Assombrações

Acreditava-se nas coisas mais absurdas. Havia mesmo naqueles tempos uma ingenuidade pueril até nos homens mais austeros. Fruto certamente da ignorância cultivada. Sim! Ignorância-treva, que é diferente de ignorância-estupidez. Treva é, a meu ver, o termo mais adequado para a falta de conhecimento, cujo cultivo é conveniente a quem tenciona subjugar um povo. A ignorância-treva pode ser combatida com a busca pelo conhecimento, mas penso que ambas são de difícil tratamento porque este depende da vontade pessoal de seu detentor.

Esse tema me veio à cabeça dia desses quando viajava com um sujeito oriundo das paragens para onde eu me dirigia. Zona rural de difícil acesso. A estrada vicinal apresentava curvas e declives, cavas assustadoras, com barrancos de ambos os lados e árvores frondosas que entrelaçavam seus galhos retorcidos fechando o cimo com suas copas, assombreando tudo. “Nesta árvore aí, ó”, – esticava o beiço indicando qual – “aparecia uma mulher enforcada”. Mesmo não acreditando na lenda sentia eriçarem os cabelos da parte posterior do meu crânio. Foi contando as diversas “ocorrências” na medida em que os ambientes surgiam na paisagem bucólica. Ver, ver, ele nunca tinha visto, mas conhecia quem viu. E se benzia.

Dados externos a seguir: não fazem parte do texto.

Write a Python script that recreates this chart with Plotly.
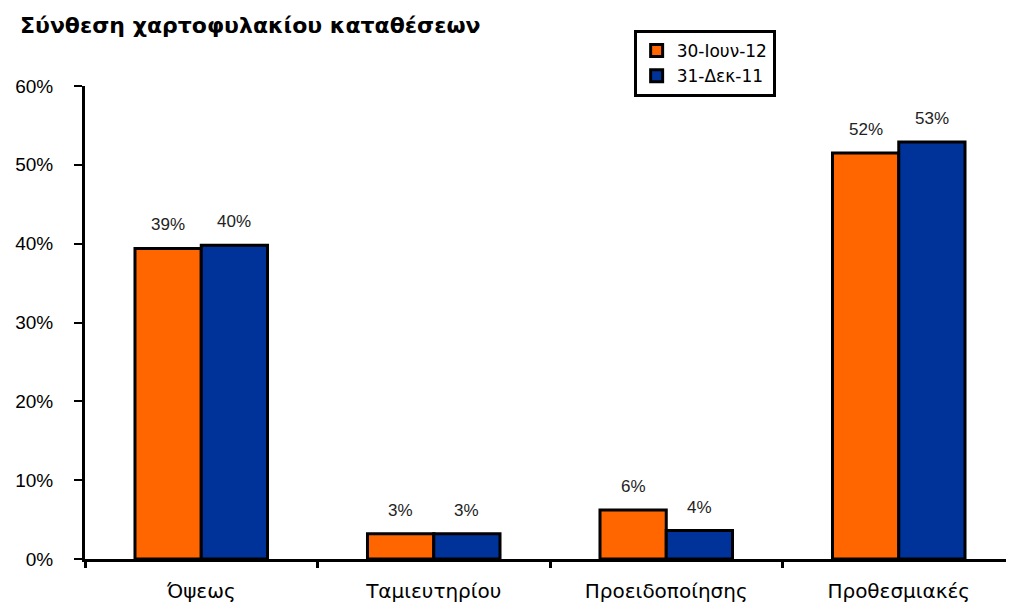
import plotly.graph_objects as go

categories = ["Όψεως", "Ταμιευτηρίου", "Προειδοποίησης", "Προθεσμιακές"]
series_names = ["30-Ιουν-12", "31-Δεκ-11"]
jun12 = [0.394, 0.032, 0.062, 0.515]
dec11 = [0.398, 0.032, 0.036, 0.529]
jun12_labels = ["39%", "3%", "6%", "52%"]
dec11_labels = ["40%", "3%", "4%", "53%"]
y_ticks = [0, 0.1, 0.2, 0.3, 0.4, 0.5, 0.6]
y_tick_labels = ["0%", "10%", "20%", "30%", "40%", "50%", "60%"]

colors = ["#FF6600", "#003399"]

fig = go.Figure()
for i, (name, vals, col) in enumerate([
    (series_names[0], jun12, colors[0]),
    (series_names[1], dec11, colors[1]),
]):
    fig.add_trace(go.Bar(
        x=categories, y=vals, name=name,
        marker=dict(color=col, line=dict(color="black", width=3)),
    ))

# data labels above bars
for labels, vals, shift in [(jun12_labels, jun12, -33), (dec11_labels, dec11, 33)]:
    for c, v, t in zip(categories, vals, labels):
        fig.add_annotation(
            x=c, y=v, text=t, xshift=shift, yshift=12,
            yanchor="bottom", showarrow=False,
            font=dict(family="Liberation Sans, Arial", size=17, color="#222"),
        )

# page body has an 8px offset; margins account for it
fig.update_layout(
    width=1014, height=602,
    paper_bgcolor="white", plot_bgcolor="white",
    margin=dict(l=73, r=7, t=78, b=51),
    barmode="group", bargap=0.43, bargroupgap=0,
    title=dict(
        text="<b>Σύνθεση χαρτοφυλακίου καταθέσεων</b>",
        xref="container", yref="container", x=12 / 1014, y=1 - 17 / 602,
        xanchor="left", yanchor="middle",
        font=dict(family="DejaVu Sans", size=22, color="black"),
    ),
    legend=dict(
        x=(624 - 73) / 934, y=(551 - 22) / 473, xanchor="left", yanchor="top",
        bordercolor="black", borderwidth=3, bgcolor="white",
        font=dict(family="DejaVu Sans", size=17, color="black"),
        entrywidth=145,
    ),
    showlegend=True,
)

fig.update_yaxes(
    range=[0, 0.6], tickvals=y_ticks, ticktext=y_tick_labels,
    showgrid=False, zeroline=False,
    showline=True, linecolor="black", linewidth=3,
    ticks="outside", ticklen=8, tickwidth=2, tickcolor="black",
    ticklabelstandoff=17,
    tickfont=dict(family="Liberation Sans, Arial", size=19, color="black"),
)
fig.update_xaxes(
    showgrid=False, showline=True, linecolor="black", linewidth=3,
    ticks="outside", tickson="boundaries", ticklen=6, tickwidth=3, tickcolor="black",
    ticklabelstandoff=12,
    tickfont=dict(family="DejaVu Sans", size=20, color="black"),
    range=[-0.5, 3.5],
)

fig.write_html("out.html")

Pergunto por que é que as assombrações desapareceram e ele parece refletir. “Deve ser por causa das rezas, sei lá. Só sei que antes elas apareciam por toda a parte por essas bandas e agora sumiram.” Volto lá no tempo das minhas assombrações pessoais e das lendas remanescentes do velho Cercado, muitas delas alcançaram a minha meninice. Conheci até pessoas que viravam lobisomem. Tive notícias da aparição da Mãe do Ouro, da mula sem cabeça, do Caboclo D’água e de alguns seres misteriosos do feitio dos homenzinhos verdes do espaço e do chupa-cabra. Também não vi, mas conheço pessoas que viram.

Tem um ditado sulino que diz: “o diabo sabe muito mais por velho que por diabo.” Já encanecido, após alguns decênios juntando fiapos de conhecimento das muitas experiências vividas aqui e ali, olho com ceticismo certos abantesmas. Mas confesso que naqueles tempos eu preferia não pagar pra ver. Entre a molecada da Rua da Vargem corria notícias de visagens assustadoras, como a da “mulher do banheiro” que freqüentava as instalações sanitárias da escola, o que muito ajudava nos problemas de incontinência da garotada, mas o que mais me assustava era as conseqüências para a vida, de certos pequenos eventos. Por exemplo: morria a mãe de quem caminhasse para trás; quem pulasse a janela tornava-se ladrão, morria o dono do sapato que ficasse virado com a sola para cima; quem contasse estrelas contraía berrugas; mijava na cama quem assoprasse o fogo... a lista de proibições superava a da lei mosaica.

E o mau agouro? Cruzar com gato preto, quebrar espelho, ouvir o piado da coruja. O grande terror, porém, era o canto da “coã”. O nome certo é acauã, ou macauã, pássaro parecido com um gavião, que ocorria nessa região. Quando ela cantava estava agourando alguém. Quando a “coã” cantava, fatalmente alguém ali por perto morria no dia ou em breve. Por isso até hoje quando alguém prenuncia uma tragédia tem sempre alguém para empregar a expressão “boca de coã”.